Consider the Graphite system architecture, as described by Chris David. In the description we can read Making multiple Graphite servers appear to be a single system from a user perspective isn’t terribly difficult, at least for a naïve implementation. How can we analyze this sentence from the modifiability viewpoint? When does the change occur? Was the change anticipated?

The fact that multiple Graphite servers will appear as a single system to the client applications gives us a hint that a mechanism for change should be in place. This mechanism allows the change from a single server to multiple servers without impacting on the client applications, which, actually, reduces the cost of change. The impact of this change will be confined which make us suppose that an interface that hides two concrete implementations, single server and multiple server, needs to be defined. This supposition is confirmed in the next sentences when the author tell us that The find and fetch operations of the webapp are tucked away in a library that abstracts their implementation from the rest of the codebase, and they are also exposed through HTTP request handlers for easy remote calls.

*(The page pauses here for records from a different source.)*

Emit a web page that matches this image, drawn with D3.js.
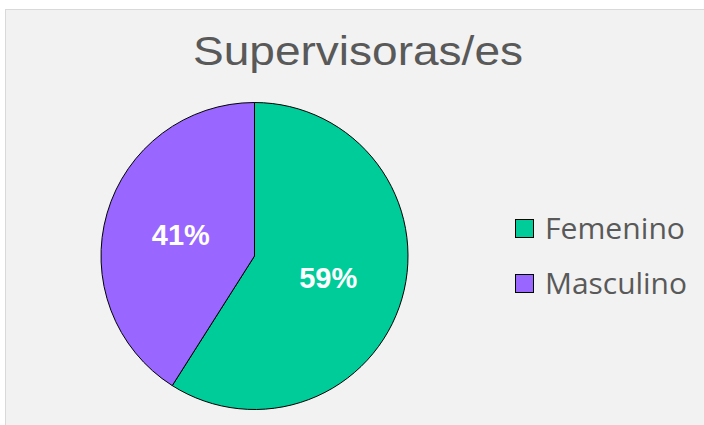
<!DOCTYPE html>
<html><head><meta charset="utf-8">
<script src="https://cdn.jsdelivr.net/npm/d3@7"></script>
<style>html,body{margin:0;padding:0;background:#fff;overflow:hidden}</style>
</head><body>
<script>
const title = "Supervisoras/es";
const categories = ["Femenino", "Masculino"];
const values = [59, 41];
const colors = ["#00CC99", "#9966FF"];

const W = 704, H = 425;
const svg = d3.select("body").append("svg").attr("width", W).attr("height", H);

svg.append("rect").attr("x", 5.5).attr("y", 9.5).attr("width", 720).attr("height", 440)
  .attr("fill", "#f2f2f2").attr("stroke", "#d9d9d9").attr("stroke-width", 1);

svg.append("text").attr("x", 358).attr("y", 64.5).attr("text-anchor", "middle")
  .attr("font-family", "Liberation Sans, Arial, sans-serif").attr("font-size", 41)
  .attr("fill", "#595959").attr("textLength", 330).attr("lengthAdjust", "spacingAndGlyphs")
  .text(title);

const cx = 254.5, cy = 256, r = 153.5;
const pie = d3.pie().sort(null).value(d => d)(values);
const arc = d3.arc().innerRadius(0).outerRadius(r);
const g = svg.append("g").attr("transform", `translate(${cx},${cy})`);
g.selectAll("path").data(pie).join("path")
  .attr("d", arc).attr("fill", (d, i) => colors[i])
  .attr("stroke", "#000").attr("stroke-width", 1);

const total = d3.sum(values);
const labelArc = d3.arc().innerRadius(r * 0.5).outerRadius(r * 0.5);
g.selectAll("text.lbl").data(pie).join("text").attr("class", "lbl")
  .attr("x", d => labelArc.centroid(d)[0]).attr("y", d => labelArc.centroid(d)[1])
  .attr("text-anchor", "middle").attr("dy", "0.36em")
  .attr("font-family", "Liberation Sans, Arial, sans-serif").attr("font-weight", "bold")
  .attr("font-size", 29).attr("fill", "#fff")
  .text(d => Math.round(d.data / total * 100) + "%");

const leg = svg.append("g").attr("transform", "translate(515,219)");
const items = leg.selectAll("g").data(categories).join("g")
  .attr("transform", (d, i) => `translate(0,${i * 55})`);
items.append("rect").attr("x", 0.5).attr("y", 0.5).attr("width", 18).attr("height", 18)
  .attr("fill", (d, i) => colors[i]).attr("stroke", "#000").attr("stroke-width", 1);
items.append("text").attr("x", 30).attr("y", 19.5)
  .attr("font-family", "Open Sans, Liberation Sans, sans-serif").attr("font-size", 29)
  .attr("fill", "#595959")
  .attr("textLength", (d, i) => i === 0 ? 140 : 142).attr("lengthAdjust", "spacingAndGlyphs")
  .text(d => d);
</script>
</body></html>
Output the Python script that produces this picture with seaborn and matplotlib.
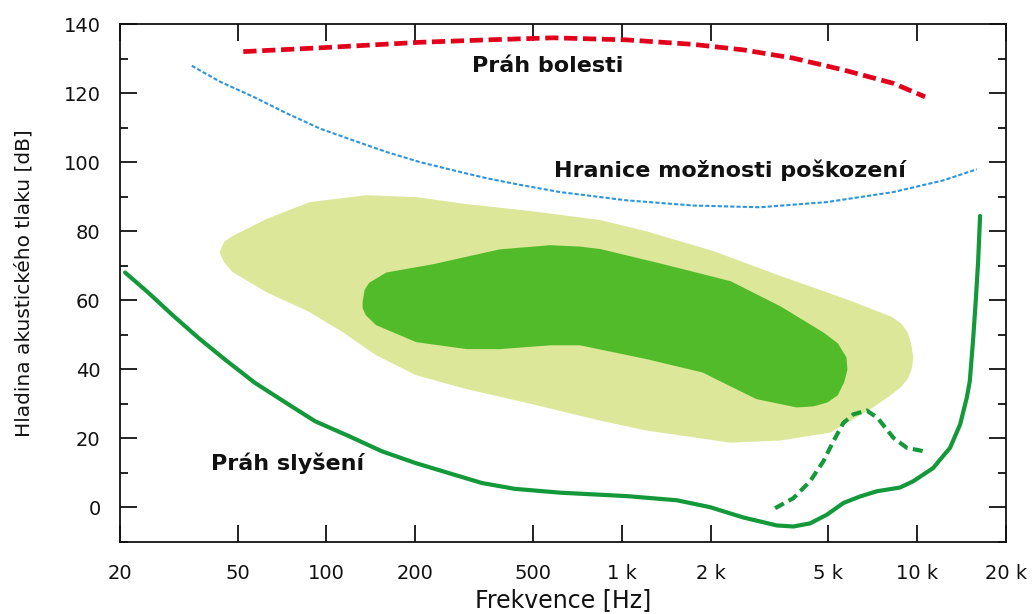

So, there is a mechanism that allows the change of the capacity of the Graphite system from single to multiple server without impacting on the client’s applications, but can we infer when does the change occur? Since the Graphite system description does not explicitly address this issue we can conjecture about the different possibilities of when the change may occur.

The first possibility is that it occurs at design time, which means that it is necessary to code in order to carry out the change. One possibility would be that due to a time to market requirement the first implementation of Graphite defines the find and fetch API but only provides the single server implementation. Therefore, to support the multiple server execution of Graphite it will be necessary to do the new implementation of the API, which may take a few days.

Consider now that the library already provides both implementations. How can they be instantiated? If it is during build time then there are actually two different libraries implementing the same API and a build script chooses which one to include in the final executable Graphite file. In this situation a change implies to regenerate the executable file which may take several minutes. However, it can be the case that the architect decides to have a single library and the decision on which implementation to use is done through a configuration file that is read by Graphite when it starts, which means that to accomplish the change it is enough to edit the configuration file and restart Graphite, the whole process may take a few minutes only.

A more demanding solution would be to allow the system to change during runtime from single to multiple server, and vice-versa. Actually, to adapt the configuration of the cluster according to its current load. In this case the library would need to deal with the start and shutdown of servers during runtime, and to synchronize these operation, since it is not possible to abruptly stop a server without ensuring that it processes all pending requests before being removed from service. This last solution has a better modifiability quality but it implies a higher initial development cost, because of the complexity of the mechanism that supports it.